February 14, 2017 11:08am
Prop 60, Part Two
Source: Adult Industry News
by: Rich Moreland
Prop 60, Part Two: Roaring Chorus, By Rich Moreland
Was Prop 60 a game changer for the industry?
Performer Cindy Starfall thinks so. "The industry definitely united. We did the whole campaign, we came together."
She affirms that adult performers are "Not a health risk" to society and agrees with other industry people that Prop 60 was pointless.
Casey Calvert thinks it's defeat was pivotal.
"One hundred percent," she declares, "Huge, massive industrywide, business wide, game changer. It's something everybody's still talking about months later."
She comments that porn people respect each other's views, "But we don't actually have anybody's back." Now that may have changed.
Ela Darling agrees.
"There is strength in unity, there is strength in community, especially when you are a marginalized community. Whether we are sex workers, or women, or people of color, or queer people, nobody is going to have our backs if don't we have our backs.
"It's very easy to dismiss a few voices, but it's much harder to dismiss a roaring chorus of people aligning together. We are just not just weird sex people. We are the laborers. We are taxpayers. When we all stand together, that becomes apparent."
John Stagliano is cautiously optimistic about the future, perhaps because of his past battles with government overreach into porn. He sees a cultural shift in attitude that has benefitted the industry.
"I think the game changer was the fact that the people have changed and the internet has changed people and we were able to effectively reach them."
On the other hand, Derrick Pierce is not so sure about a major political shift resulting from Prop 60 because of how porn does business.
"I wouldn't say a game changer, maybe a shift in tides. I don't think it hurt APAC, [but] we'll all be long gone in the business before APAC has a game changer moment."
Derrick is straight forward. As a support group APAC works, but a union, if that is its intent, requires the commitment of time and money.
"To be one hundred percent honest, there is never going to be a union in porn. It's great in theory but seventy percent of the business is female," he says.
Most girls, the eighteen to twenty-one year olds, are just passing through and think, "I'm just going to knock out a couple of scenes, blow a couple of dudes and I'm outta here," he says.
The other thirty percent, "The jessica drakes and the Asa Akiras and the Phoenix Maries, all those girls who have made a career out of this, yes, they would be the ones who would benefit the most and a lot of the guys that stick around, too.
Derrick's words bring to mind an argument I've heard before from adult legend Nina Hartley... organizing porn talent is like herding cats.
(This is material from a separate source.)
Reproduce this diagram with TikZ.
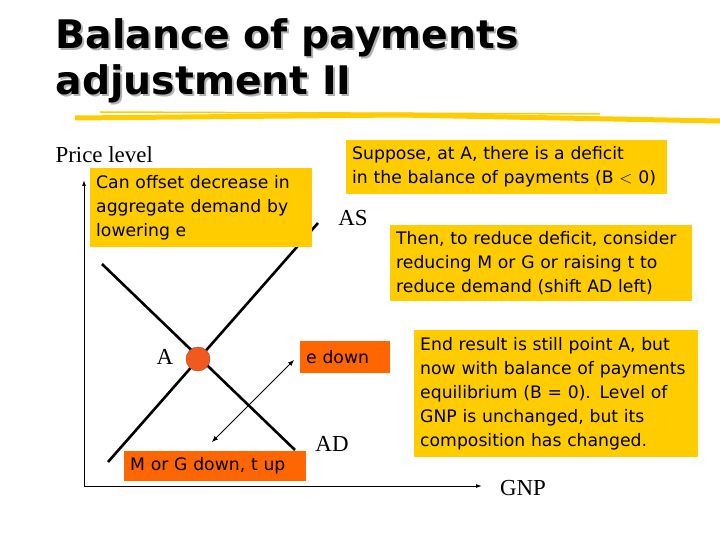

But hey, perhaps times are changing?
At any rate, the industry can revel in its victory today and hope for a profitable tomorrow.
A final word before we close.
Porn veteran Briana Banks brings up a point that may have swayed some voters. She's happy with the outcome of Prop 60 but there is bit of reality that may have been missed when assessing it's defeat.
Briana shot for the condom-only Vivid for several years and her movies sold well, she says. But when she put up a recent condom clip she filmed for her website, her fans panned the scene.
"My fans were disgusted. They really were." The industry has been bareback for so long, "That now if you use a condom, people watching porn can't get past it," she adds.
But there is something else at work here, Briana thinks.
"Seeing a condom makes fans think of STDs and HIV that they don't think of when watching a porn movie."
They are reminded of the risks they take in their own lives, Briana believes, and that's why condom shoots don't sell. "To watch a porn star use a condom makes them think about the reality of life in general."
Interesting. Maybe it's something everybody missed in this battle. Porn is just fantasy and Prop 60 was about to take that away.
If so, there could be a darker underlying message hidden within this victory. Does on-screen bareback sex suggest that some fans may unconsciously regard porn performers as entertainers who are in fact expendable?
It's an intimidating thought that overrides any game changer moment we may celebrate.